GIVEN PROBLEM:
Retype word for word the first line of the listing and each line after it up to the line with "3.82, 3.82, 3.81];", with the pictures taken out.

····················

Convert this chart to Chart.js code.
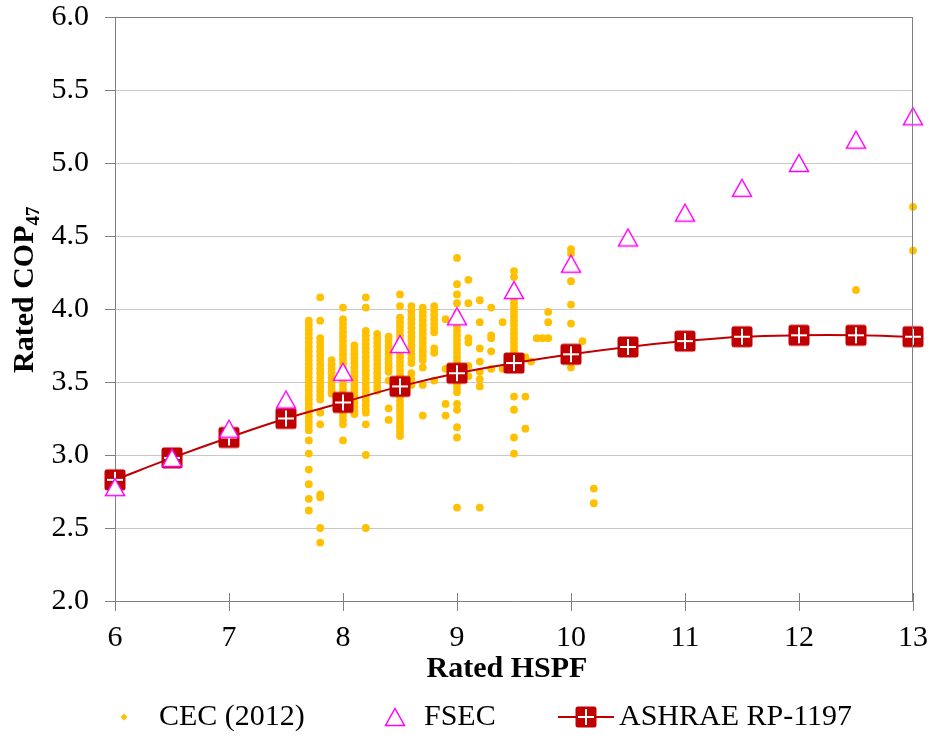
<!DOCTYPE html>
<html><head><meta charset="utf-8">
<script src="https://cdn.jsdelivr.net/npm/chart.js@4/dist/chart.umd.min.js"></script>
<style>html,body{margin:0;padding:0;background:#fff;} canvas{display:block;}</style>
</head><body>
<canvas id="c" width="932" height="742"></canvas>
<script>
// ---- data ----
const hspfGrid = [6, 6.5, 7, 7.5, 8, 8.5, 9, 9.5, 10, 10.5, 11, 11.5, 12, 12.5, 13];
const fsecCop = [2.78, 2.98, 3.18, 3.38, 3.57, 3.76, 3.95, 4.13, 4.31, 4.49, 4.66, 4.83, 5.00, 5.16, 5.32];
const ashraeCop = [2.83, 2.98, 3.12, 3.25, 3.36, 3.47, 3.56, 3.63, 3.69, 3.74, 3.78, 3.81, 3.82, 3.82, 3.81];

const cecHspf = [7.7, 7.8, 7.9, 8.0, 8.1, 8.2, 8.3, 8.4, 8.5, 8.6, 8.7, 8.8, 8.9, 9.0, 9.1, 9.2, 9.3, 9.4, 9.5, 9.6, 9.65, 9.7, 9.75, 9.8, 10.0, 10.1, 10.2, 12.0, 12.5, 13.0];
const cecCop = [
  [3.92,3.89,3.86,3.83,3.80,3.77,3.74,3.71,3.68,3.65,3.62,3.59,3.56,3.53,3.50,3.47,3.44,3.41,3.38,3.35,3.32,3.29,3.26,3.23,3.20,3.17,3.10,3.01,2.90,2.80,2.70,2.62],
  [4.08,3.92,3.80,3.77,3.74,3.71,3.68,3.65,3.62,3.59,3.56,3.53,3.50,3.47,3.44,3.41,3.38,3.29,3.21,2.73,2.71,2.50,2.40],
  [3.65,3.62,3.59,3.56,3.53,3.50,3.47,3.44,3.42],
  [4.01,3.93,3.90,3.87,3.84,3.81,3.78,3.75,3.72,3.69,3.66,3.63,3.60,3.57,3.54,3.51,3.48,3.45,3.42,3.39,3.36,3.33,3.30,3.27,3.24,3.21,3.10],
  [3.75,3.72,3.69,3.66,3.63,3.60,3.57,3.54,3.51,3.48,3.45,3.42,3.39,3.36,3.33,3.30,3.28],
  [4.08,4.01,3.85,3.82,3.79,3.76,3.73,3.70,3.67,3.64,3.61,3.58,3.55,3.52,3.49,3.46,3.43,3.40,3.37,3.34,3.31,3.29,3.21,3.00,2.50],
  [3.83,3.80,3.77,3.74,3.71,3.68,3.65,3.62,3.59,3.56,3.53,3.50,3.47,3.44],
  [3.81,3.78,3.75,3.72,3.69,3.66,3.63,3.60,3.57,3.51,3.32,3.24],
  [4.10,4.02,3.94,3.91,3.88,3.85,3.82,3.79,3.76,3.73,3.70,3.67,3.64,3.61,3.58,3.55,3.52,3.49,3.46,3.43,3.40,3.37,3.34,3.31,3.28,3.25,3.22,3.19,3.16,3.13],
  [4.02,3.99,3.96,3.93,3.90,3.87,3.84,3.81,3.78,3.75,3.72,3.69,3.66,3.63,3.56,3.52,3.48],
  [4.01,3.98,3.95,3.92,3.89,3.86,3.83,3.80,3.77,3.74,3.71,3.68,3.65,3.60,3.48,3.27],
  [4.02,3.99,3.96,3.93,3.90,3.87,3.84,3.73,3.70,3.51],
  [3.93,3.59,3.35,3.27],
  [4.35,4.17,4.10,4.04,3.97,3.94,3.91,3.88,3.85,3.82,3.79,3.76,3.73,3.70,3.67,3.64,3.61,3.58,3.55,3.52,3.49,3.46,3.43,3.35,3.31,3.19,3.12,2.64],
  [4.20,4.04,3.80,3.77,3.61,3.54],
  [4.06,3.91,3.73,3.64,3.57,3.52,3.47,2.64],
  [4.01,3.82,3.80,3.71,3.59],
  [3.91,3.59],
  [4.26,4.22,4.13,4.10,4.07,4.04,4.01,3.98,3.95,3.92,3.89,3.86,3.83,3.80,3.77,3.74,3.71,3.68,3.65,3.62,3.59,3.40,3.31,3.12,3.01],
  [3.67,3.40,3.18],
  [3.64],
  [3.80],
  [3.80],
  [3.98,3.91,3.80],
  [4.41,4.38,4.19,4.03,3.90,3.60],
  [3.78],
  [2.77,2.67],
  [3.86],
  [4.13],
  [4.70,4.40]
];

const xTickValues = [6, 7, 8, 9, 10, 11, 12, 13];
const yTickValues = [2.0, 2.5, 3.0, 3.5, 4.0, 4.5, 5.0, 5.5, 6.0];
const seriesNames = ['CEC (2012)', 'FSEC', 'ASHRAE RP-1197'];
const xTitleText = 'Rated HSPF';
const yTitleText = 'Rated COP';
const yTitleSub = '47';

// ---- marker images ----
function makeTriangle() {
  const c = document.createElement('canvas'); c.width = 24; c.height = 22;
  const g = c.getContext('2d');
  g.beginPath(); g.moveTo(12, 2.5); g.lineTo(21.5, 19.5); g.lineTo(2.5, 19.5); g.closePath();
  g.fillStyle = '#ffffff'; g.fill();
  g.strokeStyle = '#FF00FF'; g.lineWidth = 1.5; g.stroke();
  return c;
}
function makeSquare() {
  const c = document.createElement('canvas'); c.width = 24; c.height = 24;
  const g = c.getContext('2d');
  g.beginPath();
  if (g.roundRect) g.roundRect(1.5, 1.5, 21, 21, 2.5); else g.rect(1.5, 1.5, 21, 21);
  g.fillStyle = '#C00000'; g.fill();
  g.fillStyle = '#ffffff';
  g.fillRect(11, 4, 2, 16);
  g.fillRect(4, 11, 16, 2);
  return c;
}
const triImg = makeTriangle();
const sqImg = makeSquare();

const FONT = "'Liberation Serif', 'Times New Roman', serif";

const cecPoints = cecHspf.flatMap((x, i) => cecCop[i].map(y => ({ x, y })));
const fsecPoints = hspfGrid.map((x, i) => ({ x, y: fsecCop[i] }));
const ashraePoints = hspfGrid.map((x, i) => ({ x, y: ashraeCop[i] }));

function noPad(s) { s.paddingTop = 0; s.paddingBottom = 0; s.paddingLeft = 0; s.paddingRight = 0; }

const decorPlugin = {
  id: 'decor',
  afterDraw(chart) {
    const ctx = chart.ctx;
    const a = chart.chartArea;
    const xs = chart.scales.x;
    ctx.save();
    // plot border
    ctx.strokeStyle = '#808080'; ctx.lineWidth = 1;
    ctx.beginPath();
    ctx.moveTo(a.left, a.top + 0.5); ctx.lineTo(a.right, a.top + 0.5);
    ctx.moveTo(a.right - 0.5, a.top); ctx.lineTo(a.right - 0.5, a.bottom);
    ctx.stroke();
    // x ticks crossing above axis
    ctx.beginPath();
    xTickValues.forEach(v => {
      const px = Math.round(xs.getPixelForValue(v)) + 0.5;
      ctx.moveTo(px, a.bottom - 8); ctx.lineTo(px, a.bottom);
    });
    ctx.stroke();

    ctx.fillStyle = '#000';
    // x title
    ctx.font = 'bold 30px ' + FONT;
    ctx.textAlign = 'center'; ctx.textBaseline = 'middle';
    ctx.fillText(xTitleText, 507, 669);
    // y title rotated with subscript
    ctx.save();
    ctx.translate(33, 373);
    ctx.rotate(-Math.PI / 2);
    ctx.textAlign = 'left'; ctx.textBaseline = 'alphabetic';
    ctx.font = 'bold 30px ' + FONT;
    ctx.fillText(yTitleText, 0, 0);
    const w = ctx.measureText(yTitleText).width;
    ctx.font = 'bold 19px ' + FONT;
    ctx.fillText(yTitleSub, w, 6);
    ctx.restore();

    // legend
    const ly = 717;
    ctx.font = '30px ' + FONT;
    ctx.textAlign = 'left'; ctx.textBaseline = 'middle';
    // CEC
    ctx.fillStyle = '#FFC000';
    ctx.beginPath();
    ctx.moveTo(124, ly - 3.5); ctx.lineTo(127.5, ly); ctx.lineTo(124, ly + 3.5); ctx.lineTo(120.5, ly); ctx.closePath();
    ctx.fill();
    ctx.fillStyle = '#000';
    ctx.fillText(seriesNames[0], 159, ly);
    // FSEC
    ctx.drawImage(triImg, 395 - 12, ly - 11);
    ctx.fillText(seriesNames[1], 424, ly);
    // ASHRAE
    ctx.strokeStyle = '#C00000'; ctx.lineWidth = 2;
    ctx.beginPath(); ctx.moveTo(558, ly); ctx.lineTo(614, ly); ctx.stroke();
    ctx.drawImage(sqImg, 586 - 12, ly - 12);
    ctx.fillText(seriesNames[2], 619, ly);
    ctx.restore();
  }
};

new Chart(document.getElementById('c'), {
  type: 'scatter',
  data: {
    datasets: [
      {
        label: seriesNames[1], data: fsecPoints, order: 0,
        pointStyle: triImg, pointRadius: 10, showLine: false, clip: false
      },
      {
        label: seriesNames[2], data: ashraePoints, order: 1,
        pointStyle: sqImg, pointRadius: 11, showLine: true,
        borderColor: '#C00000', borderWidth: 2, tension: 0.4, clip: false
      },
      {
        label: seriesNames[0], data: cecPoints, order: 2,
        pointStyle: 'circle', pointRadius: 3.9, pointBorderWidth: 0,
        backgroundColor: '#FFC000', borderColor: '#FFC000', showLine: false, clip: false
      }
    ]
  },
  options: {
    responsive: false,
    animation: false,
    events: [],
    layout: { padding: { left: 0, top: 17, right: 19, bottom: 0 } },
    plugins: { legend: { display: false }, tooltip: { enabled: false }, title: { display: false } },
    scales: {
      x: {
        type: 'linear', min: 6, max: 13,
        afterBuildTicks: s => { s.ticks = xTickValues.map(v => ({ value: v })); },
        afterFit: s => { s.height = 141; noPad(s); },
        ticks: { font: { family: FONT, size: 30, lineHeight: 1 }, color: '#000', padding: 12, maxRotation: 0 },
        grid: { drawOnChartArea: false, drawTicks: true, tickLength: 10, tickColor: '#808080' },
        border: { color: '#808080', width: 1 },
        title: { display: false }
      },
      y: {
        type: 'linear', min: 2, max: 6,
        afterBuildTicks: s => { s.ticks = yTickValues.map(v => ({ value: v })); },
        afterFit: s => { s.width = 115; noPad(s); },
        ticks: { font: { family: FONT, size: 30, lineHeight: 1 }, color: '#000', padding: 16,
                 callback: v => Number(v).toFixed(1) },
        grid: { color: '#c8c8c8', tickLength: 10, tickColor: '#808080' },
        border: { color: '#808080', width: 1 },
        title: { display: false }
      }
    }
  },
  plugins: [decorPlugin]
});
</script>
</body></html>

····················

WRITTEN RESPONSE:
Convert this chart to Chart.js code.
<!DOCTYPE html>
<html><head><meta charset="utf-8">
<script src="https://cdn.jsdelivr.net/npm/chart.js@4/dist/chart.umd.min.js"></script>
<style>html,body{margin:0;padding:0;background:#fff;} canvas{display:block;}</style>
</head><body>
<canvas id="c" width="932" height="742"></canvas>
<script>
// ---- data ----
const hspfGrid = [6, 6.5, 7, 7.5, 8, 8.5, 9, 9.5, 10, 10.5, 11, 11.5, 12, 12.5, 13];
const fsecCop = [2.78, 2.98, 3.18, 3.38, 3.57, 3.76, 3.95, 4.13, 4.31, 4.49, 4.66, 4.83, 5.00, 5.16, 5.32];
const ashraeCop = [2.83, 2.98, 3.12, 3.25, 3.36, 3.47, 3.56, 3.63, 3.69, 3.74, 3.78, 3.81, 3.82, 3.82, 3.81];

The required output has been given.